Other case evidence supports the deterrence theory. In 1981, Houston (Harris County), Texas had a high murder rate with 701 murders that year, more than the entire state of North Carolina. In 1982, Texas adopted the death penalty, and Houston executed more murderers than any other county or state. Their murder rate dropped considerably to 261 in 1966 - almost a third of what it had been, a 63% reduction. Another example is in England. In the 1920s and 1930s England was known as being a strong death penalty country. Even though the United States executed about 200 people every year, England executed more and had a lower murder rate than any one of our major cities at the time. Since England abolished capital punishment, their murder rate has doubled, and 75 citizens have been murdered by released killers. In Australia, over the period 1964-1973, the Australian states which executed the highest proportion of convicted murderers, had the lowest average homicide rates per 100,000 population in Australia during those years.

Is there a causal relationship between executions and the murder rate? In order for there to be a causal relationship several criterions must be true. There must be a relationship. This, as we have seen through Pearson’s "r" and the scatterplots is true. There must be plausibility as I discussed earlier. It makes sense that the death penalty would cause deterrence. People have a natural fear of punishment. Strong punishment deters any crime. The death penalty is the strongest punishment, plausibility is present. There must be precedence, in other words the death penalty must occur before the change in the murder rate. This is certainly true. There must be consistency - the relationship must be consistent with other indicators. Given Ehrlich and Layson’s studies, I think my study has consistency. However, the last requirement of causality is that there be no other possible cause. At this point, I have not done enough research to show that there is no other possible cause.

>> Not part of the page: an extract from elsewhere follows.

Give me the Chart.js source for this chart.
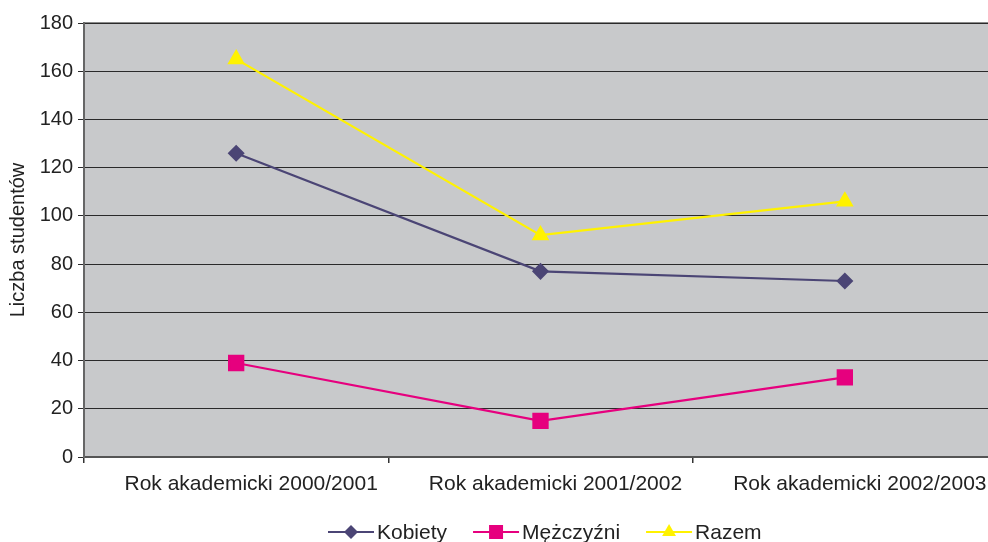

In conclusion, my study shows that there is a relationship between the number and frequency of executions and the change in the murder rate. This relationship may be causal, but more research is required to say anything with certainty. However, I do feel that there is enough of a logical link between the death penalty and deterrence to call for an increased use of the death penalty.

When George Washington and the continental soldiers were fighting in the Revolutionary War, it would have sounded strange to ask them if they enjoyed killing people and if they took pleasure in seeing their friends die. George Washington didn’t want people to die, but he knew that war was the only way freedom could survive. This is an issue about protecting our freedom to live. By implementing capital punishment more seriously, we are fighting the war to protect our freedom, instead of throwing down our weapons and saying that Capital Punishment is inhumane.